Distances and Combat
One thing that comes to mind is the idea of distance as it relates to battle. Consider Dungeons & Dragons, Fourth Edition, where every distance is given in squares. This is relevant because combat is expected to be conducted on a battle map where each square is 5 feet by 5 feet. How far a creature can move, a weapon can be thrown, or a spell can be cast is extremely important on the tactical combat grid.
Contrast it with games like 13th Age or Warhammer Fantasy RolePlay (3rd Edition). In 13th Age, ranged weapons have very abstract notions of range, such as "Nearby Targets Only." Warhammer FRP takes a similar stance, dividing range into Close, Medium, Long, and Extreme. Neither of these games go to great lengths to specifically declare how far these distances are. As the 13th Age rulebook states, "Usually you move fast enough to get where you want to go in a battle." This is a sharp contrast to Dungeons & Dragons, a game that has always given explicit speeds for creatures and distances for ranged weapons.
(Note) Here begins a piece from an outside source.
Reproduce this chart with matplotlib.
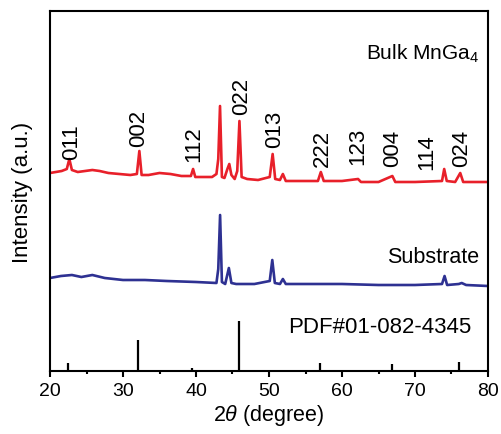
import numpy as np
import matplotlib
matplotlib.use('Agg')
import matplotlib.pyplot as plt

plt.rcParams['font.family'] = ['Liberation Sans', 'DejaVu Sans']
plt.rcParams['mathtext.fontset'] = 'custom'
plt.rcParams['mathtext.rm'] = 'Liberation Sans'
plt.rcParams['mathtext.it'] = 'Liberation Sans:italic'

# bulk MnGa4 pattern (2theta, intensity in a.u.)
bulk_2theta = [20.0, 20.8, 21.6, 22.3, 22.65, 23.0, 23.8, 24.8, 25.8, 26.8, 28.0, 29.5,
               31.0, 31.9, 32.24, 32.55, 33.5, 35.0, 36.5, 38.0, 39.3, 39.6, 39.9, 41.0,
               42.2, 42.8, 43.05, 43.29, 43.55, 43.9, 44.3, 44.56, 44.85, 45.3, 45.65, 45.95,
               46.25, 47.0, 48.5, 50.1, 50.5, 50.85, 51.5, 51.9, 52.3, 54.0, 56.7, 57.1,
               57.5, 60.0, 62.2, 62.6, 65.0, 66.9, 67.3, 70.0, 73.7, 74.0, 74.35, 75.5,
               76.2, 76.6, 78.0, 80.0]
bulk_int = [198, 199, 200, 202, 212, 201, 199, 200, 201, 200, 198, 197,
            196, 197, 220, 196, 196, 198, 197, 195, 195, 202, 194, 194,
            194, 197, 212, 265, 194, 193, 202, 207, 196, 192, 200, 250,
            194, 192, 191, 194, 217, 192, 191, 197, 190, 190, 190, 199,
            190, 190, 192, 189, 189, 195, 189, 189, 190, 202, 190, 189,
            198, 189, 189, 189]

# substrate pattern
sub_2theta = [20.0, 21.5, 23.0, 24.3, 25.8, 27.5, 30.0, 33.0, 36.0, 40.0, 42.8, 43.05,
              43.3, 43.55, 44.0, 44.5, 44.85, 45.5, 48.0, 50.1, 50.45, 50.8, 51.5, 51.9,
              52.3, 56.0, 60.0, 65.0, 70.0, 73.7, 74.05, 74.4, 76.0, 76.4, 77.0, 80.0]
sub_int = [93, 95, 96, 94, 96, 93, 91, 91, 90, 89, 88, 102,
           156, 89, 87, 103, 88, 87, 87, 90, 111, 88, 87, 92,
           87, 87, 87, 86, 86, 87, 95, 86, 87, 88, 86, 85]

# reference card PDF#01-082-4345
pdf_2theta = [22.4, 32.0, 39.5, 45.9, 57.0, 62.2, 66.8, 76.0]
pdf_int = [8, 31, 3, 50, 8, 1.5, 7, 9]

# Miller indices
hkl_labels = ['011', '002', '112', '022', '013', '222', '123', '004', '114', '024']
hkl_2theta = [23.0, 32.2, 39.7, 46.2, 50.8, 57.3, 62.2, 67.0, 71.6, 76.4]
hkl_y = [212, 225, 210, 257, 224, 205, 207, 205, 202, 205]

fig = plt.figure(figsize=(5.02, 4.35), dpi=100)
ax = fig.add_axes([50 / 502, 63 / 435, 438 / 502, 360 / 435])

ax.plot(bulk_2theta, bulk_int, color='#e8202a', lw=1.9)
ax.plot(sub_2theta, sub_int, color='#2e3192', lw=1.9)
ax.vlines(pdf_2theta, 0, pdf_int, color='black', lw=1.6)

for lab, x, y in zip(hkl_labels, hkl_2theta, hkl_y):
    ax.text(x, y, lab, rotation=90, ha='center', va='bottom', fontsize=16)

ax.text(78.8, 312, 'Bulk MnGa$_4$', ha='right', va='baseline', fontsize=15)
ax.text(78.8, 109, 'Substrate', ha='right', va='baseline', fontsize=15.5)
ax.text(77.7, 39, 'PDF#01-082-4345', ha='right', va='baseline', fontsize=16)

ax.set_xlim(20, 80)
ax.set_ylim(0, 360)
ax.set_xticks(np.arange(20, 81, 10))
ax.set_xticks(np.arange(25, 80, 10), minor=True)
ax.set_yticks([])
ax.tick_params(axis='x', which='major', direction='out', length=4, width=1.5,
               labelsize=14, pad=4)
ax.tick_params(axis='x', which='minor', direction='out', length=2.5, width=1.5)
for s in ax.spines.values():
    s.set_linewidth(1.5)

ax.set_xlabel('2$\\it{\\theta}$ (degree)', fontsize=15.5, labelpad=2)
ax.set_ylabel('Intensity (a.u.)', fontsize=16, labelpad=12)

fig.savefig('out.png', dpi=100)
What games like 13th Age or Warhammer FRP do worry about, though, is whether two creatures are engaged with one another or not.
This is a heated combat in Warhammer FRP. I swear. |
Money, Equipment, and Encumbrance
The D&D Equipment List, circa 1993. (notice the lack of barrels of pickled fish) |
As a (young) player who had grown up tracking wealth down to the copper piece, the idea that it could be abstracted was fascinating. For some reason, this had never come up before. This idea sat in my thought-space throughout the near-decade that I managed to avoid playing any tabletop RPGs. When I finally came back to D&D, my approach had changed considerably. Seeing the "adventurer's kit" appear in the equipment list seemed enough for me to decide that the odds and ends of equipment, like wealth, were generally not worth the time to track. We just assumed that unless it seemed interesting otherwise, the characters had the typical equipment that they needed. Who cares if your character has five torches or two, thirty arrows or sixty. What matters is whether you run out. From my experience, running out of equipment, be it rations or crossbow bolts, is something better decided by the table (both players and Dungeon Master) when it's interesting in the context of the narrative. I felt the same about encumbrance rules. If I did not intend to bother tracking the details of what players had, why would I care about the details of how much it weighed?
Right. Encumbrance rules are optional. |
Other Details
There are a lots of details to focus on in a tabletop role-playing game. Everything from mapping a dungeon to counting experience points is something that a game group may, or may not, consider important. Being able to recognize that different players are interested in different things is important in putting together and maintaining a game group. Hopefully, by realizing that almost every aspect of the game is a potentially unnecessary detail that is up for discussion, groups will more readily come together and stay together.